In response to these challenges, some researchers have turned their attention to diffusion language models with parallel decoding. However, existing dLLMs are based on dense architectures and struggle to replicate the “parameter scaling, computation efficiency” advantages found in Mixture-of-Experts (MoE) systems within autoregressive models (ARM). Against this industry backdrop, the joint research team from Ant Group and Renmin University introduced LLaDA-MoE, the first native diffusion language model built on an MoE architecture.
Lan Zhenzhong added, “We will fully open-source the model weights and our proprietary inference framework to the global community in the near future, working together with the community to drive a new breakthrough in Artificial General Intelligence (AGI).”

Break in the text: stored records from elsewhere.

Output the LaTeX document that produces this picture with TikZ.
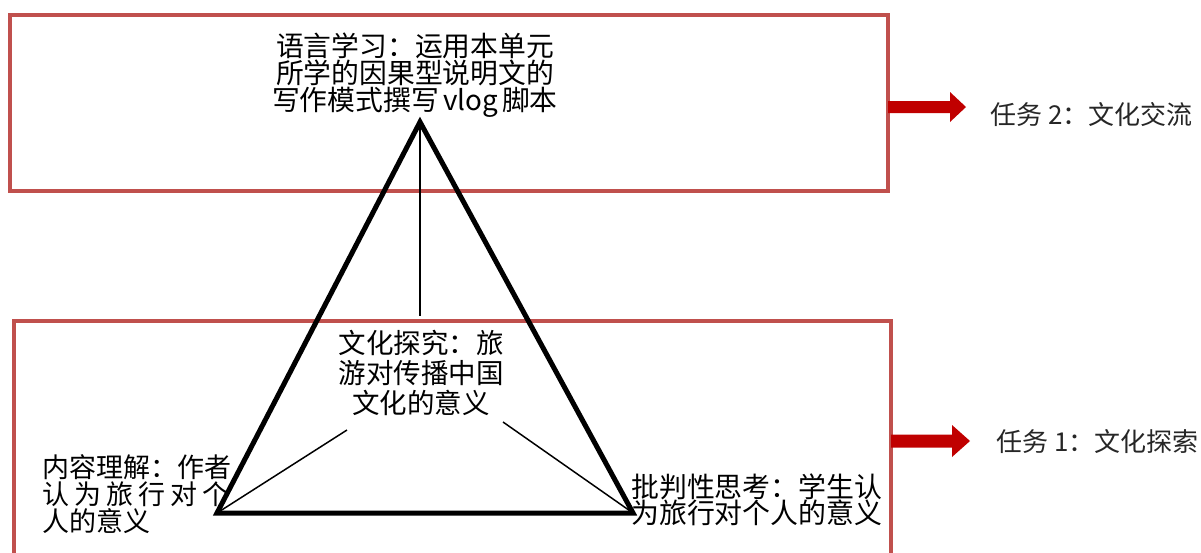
\documentclass[tikz,border=0pt]{standalone}
\usepackage{fontspec}
\setmainfont{Noto Sans CJK SC}
\definecolor{boxred}{HTML}{C0504D}
\definecolor{arrowred}{HTML}{C00000}
\begin{document}
\begin{tikzpicture}[x=1pt,y=-1pt,
  box/.style={draw=boxred, line width=4pt},
  tri/.style={line width=5pt, line join=miter},
  thinline/.style={line width=1.5pt},
  txt/.style={inner sep=0pt, text=black},
  task/.style={inner sep=0pt, anchor=west, font=\fontsize{26}{30}\selectfont, text=black!85},
  bigarrow/.style={fill=arrowred}]
\useasboundingbox (0,0) rectangle (1201,552);
% boxes
\draw[box] (10,15) rectangle (888,191);
\draw[box] (14,321) rectangle (891,556);
\coordinate (tboxE) at (888,107);
\coordinate (bboxE) at (891,441);
% arrows
\fill[bigarrow] (tboxE) ++(0,-6) -- ++(62,0) -- ++(0,-9) -- ++(16,15) -- ++(-16,15) -- ++(0,-9) -- ++(-62,0) -- cycle;
\fill[bigarrow] (bboxE) ++(0,-6.5) -- ++(61,0) -- ++(0,-9.5) -- ++(18,16) -- ++(-18,16) -- ++(0,-9.5) -- ++(-61,0) -- cycle;
% task labels
\node[task] (t2) at (990,115) {任务 2：文化交流};
\node[task] (t1) at (996,442) {任务 1：文化探索};
% triangle
\coordinate (A) at (420,122);
\coordinate (B) at (217,513);
\coordinate (C) at (633,513);
\draw[tri] (A) -- (B) -- (C) -- cycle;
% texts
\node[txt, align=center, font=\fontsize{27.8}{27}\selectfont] (lang) at (415,75)
  {语言学习：运用本单元\\所学的因果型说明文的\\写作模式撰写\hspace{0.15em}vlog\hspace{0.15em}脚本};
\node[txt, align=center, font=\fontsize{27.5}{30}\selectfont] (cult) at (421,373)
  {文化探究：旅\\游对传播中国\\文化的意义};
\node[txt, align=left, anchor=west, font=\fontsize{27}{27}\selectfont] (cont) at (42,494)
  {内容理解：作者\\\hbox to 6.95em{认\hfill 为\hfill 旅\hfill 行\hfill 对\hfill 个}\\人的意义};
\node[txt, align=left, anchor=west, font=\fontsize{27.9}{26.5}\selectfont] (crit) at (631,500)
  {批判性思考：学生认\\为旅行对个人的意义};
% connectors to the centre text
\coordinate (cA) at (420,316);
\coordinate (cB) at (347,430);
\coordinate (cC) at (503,422);
\draw[thinline] (A) -- (cA);
\draw[thinline] (B) -- (cB);
\draw[thinline] (C) -- (cC);
\end{tikzpicture}
\end{document}
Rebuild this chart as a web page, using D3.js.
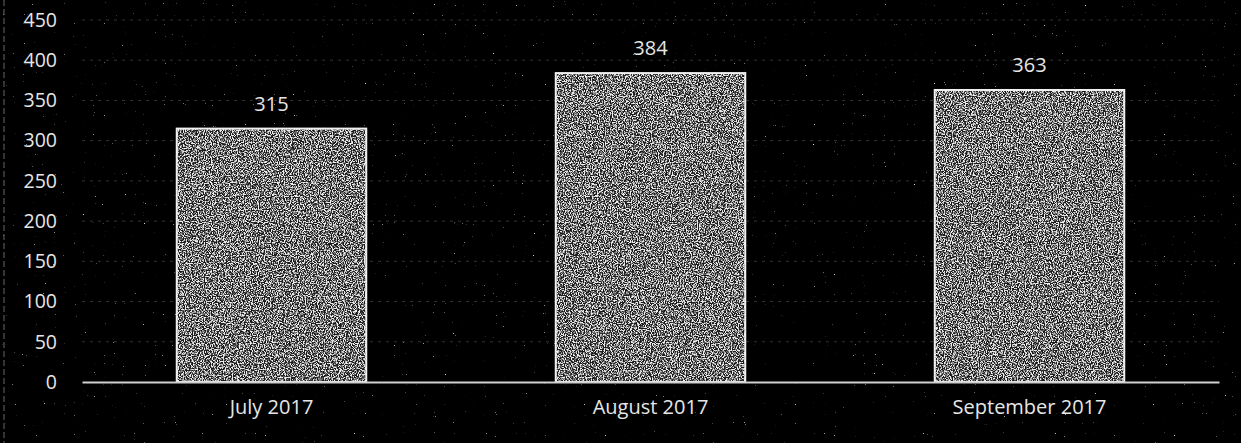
<!DOCTYPE html>
<html>
<head>
<meta charset="utf-8">
<script src="https://cdn.jsdelivr.net/npm/d3@7"></script>
<style>
  html, body { margin: 0; padding: 0; background: #000; }
  svg { display: block; }
  .tick text { font-family: "Open Sans", sans-serif; }
</style>
</head>
<body>
<div id="chart"></div>
<script>
// chart data
const months = ["July 2017", "August 2017", "September 2017"];
const counts = [315, 384, 363];
const yTicks = [0, 50, 100, 150, 200, 250, 300, 350, 400, 450];

const W = 1241, H = 443;
const margin = { top: 20, right: 22, bottom: 61, left: 82 };
const width = W - margin.left - margin.right;
const height = H - margin.top - margin.bottom;

const svg = d3.select("#chart").append("svg")
    .attr("width", W)
    .attr("height", H);

// noise filters to mimic the scanned texture
const defs = svg.append("defs");

const bgNoise = defs.append("filter").attr("id", "bgNoise")
    .attr("x", 0).attr("y", 0).attr("width", "100%").attr("height", "100%");
bgNoise.append("feTurbulence")
    .attr("type", "fractalNoise").attr("baseFrequency", 0.9)
    .attr("numOctaves", 1).attr("seed", 7).attr("result", "n");
bgNoise.append("feColorMatrix").attr("in", "n").attr("type", "matrix")
    .attr("values", "0 0 0 0 0.7  0 0 0 0 0.7  0 0 0 0 0.7  10 0 0 0 -7.4");

const barNoise = defs.append("filter").attr("id", "barNoise")
    .attr("x", 0).attr("y", 0).attr("width", "100%").attr("height", "100%");
barNoise.append("feTurbulence")
    .attr("type", "fractalNoise").attr("baseFrequency", 0.85)
    .attr("numOctaves", 2).attr("seed", 3).attr("result", "n");
barNoise.append("feColorMatrix").attr("in", "n").attr("type", "matrix")
    .attr("values", "0 0 0 0 0.85  0 0 0 0 0.85  0 0 0 0 0.85  5 0 0 0 -2.1")
    .attr("result", "specks");
barNoise.append("feComposite").attr("in", "specks").attr("in2", "SourceGraphic")
    .attr("operator", "in");

svg.append("rect")
    .attr("width", W).attr("height", H)
    .attr("fill", "#000");

svg.append("rect")
    .attr("width", W).attr("height", H)
    .attr("fill", "#fff")
    .attr("filter", "url(#bgNoise)");

// faint left border
svg.append("line")
    .attr("x1", 4).attr("x2", 4).attr("y1", 0).attr("y2", H)
    .attr("stroke", "#666").attr("stroke-width", 1)
    .attr("stroke-dasharray", "6,3");

const g = svg.append("g")
    .attr("transform", `translate(${margin.left},${margin.top})`);

const x = d3.scaleBand()
    .domain(months)
    .range([0, width])
    .paddingInner(0.5)
    .paddingOuter(0.25);

const y = d3.scaleLinear()
    .domain([0, 450])
    .range([height, 0]);

// gridlines
g.append("g")
    .selectAll("line")
    .data(yTicks.filter(d => d > 0))
    .join("line")
    .attr("x1", 0).attr("x2", width)
    .attr("y1", d => y(d)).attr("y2", d => y(d))
    .attr("stroke", "#333")
    .attr("stroke-width", 1)
    .attr("stroke-dasharray", "3,5");

// y axis
const yAxis = g.append("g")
    .call(d3.axisLeft(y).tickValues(yTicks).tickSize(0).tickPadding(25));
yAxis.select(".domain").remove();
yAxis.selectAll("text")
    .attr("fill", "#e6e6e6")
    .style("font-size", "19.5px");

// bars
const bars = g.append("g").selectAll("g")
    .data(months)
    .join("g");

bars.append("rect")
    .attr("x", d => x(d))
    .attr("y", (d, i) => y(counts[i]))
    .attr("width", x.bandwidth())
    .attr("height", (d, i) => height - y(counts[i]))
    .attr("fill", "#1a1a1a");

bars.append("rect")
    .attr("x", d => x(d))
    .attr("y", (d, i) => y(counts[i]))
    .attr("width", x.bandwidth())
    .attr("height", (d, i) => height - y(counts[i]))
    .attr("fill", "#fff")
    .attr("filter", "url(#barNoise)");

bars.append("rect")
    .attr("x", d => x(d))
    .attr("y", (d, i) => y(counts[i]))
    .attr("width", x.bandwidth())
    .attr("height", (d, i) => height - y(counts[i]))
    .attr("fill", "none")
    .attr("stroke", "#f0f0f0")
    .attr("stroke-width", 2);

// value labels
bars.append("text")
    .attr("x", d => x(d) + x.bandwidth() / 2)
    .attr("y", (d, i) => y(counts[i]) - 18)
    .attr("text-anchor", "middle")
    .attr("fill", "#e6e6e6")
    .style("font-family", "'Open Sans', sans-serif")
    .style("font-size", "20px")
    .text((d, i) => counts[i]);

// x axis
const xAxis = g.append("g")
    .attr("transform", `translate(0,${height})`)
    .call(d3.axisBottom(x).tickSize(0).tickPadding(18));
xAxis.select(".domain")
    .attr("stroke", "#d0d0d0")
    .attr("stroke-width", 2);
xAxis.selectAll("text")
    .attr("fill", "#e6e6e6")
    .style("font-size", "20px");
</script>
</body>
</html>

The Ant Group and Renmin University team spent three months tackling technical challenges. Building on LLaDA-1.0, they rewrote the training code and leveraged parallel acceleration technologies provided by Ant’s proprietary distributed framework, ATorch, including Expert Parallelism (EP). Utilizing training data based on Ant’s Ling 2.0 foundation model, the team achieved breakthroughs in core issues such as load balancing and noise sampling drift. Ultimately, they completed efficient training on approximately 20 trillion tokens using a 7B-A1B MoE architecture (totaling 7 billion parameters with 1.4 billion activated).
Under Ant’s proprietary unified evaluation framework, LLaDA-MoE achieved an average improvement of 8.4% across 17 benchmarks, including HumanEval, MBPP, GSM8K, MATH, IFEval, and BFCL. It outperformed LLaDA-1.5 by 13.2% and matched the performance of Qwen2.5-3B-Instruct. These experiments further validate that the “MoE Amplifier” law holds true in the dLLM domain, providing a viable path for subsequent sparse models ranging from 10B to 100 billion parameters.
According to Lan Zhenzhong, alongside the model weights, Ant will simultaneously open-source an inference engine deeply optimized for the parallel characteristics of dLLMs. Compared to NVIDIA’s official fast-dLLM, this engine delivers significant acceleration. The related code and technical reports will be published on GitHub and the Hugging Face community in the near future.
Lan Zhenzhong also revealed that Ant will continue to invest in AGI fields based on dLLMs. In the next phase, they will collaborate with academia and the global AI community to drive new breakthroughs in AGI. “Autoregression is not the end; diffusion models can equally become a main highway toward AGI,” Lan stated.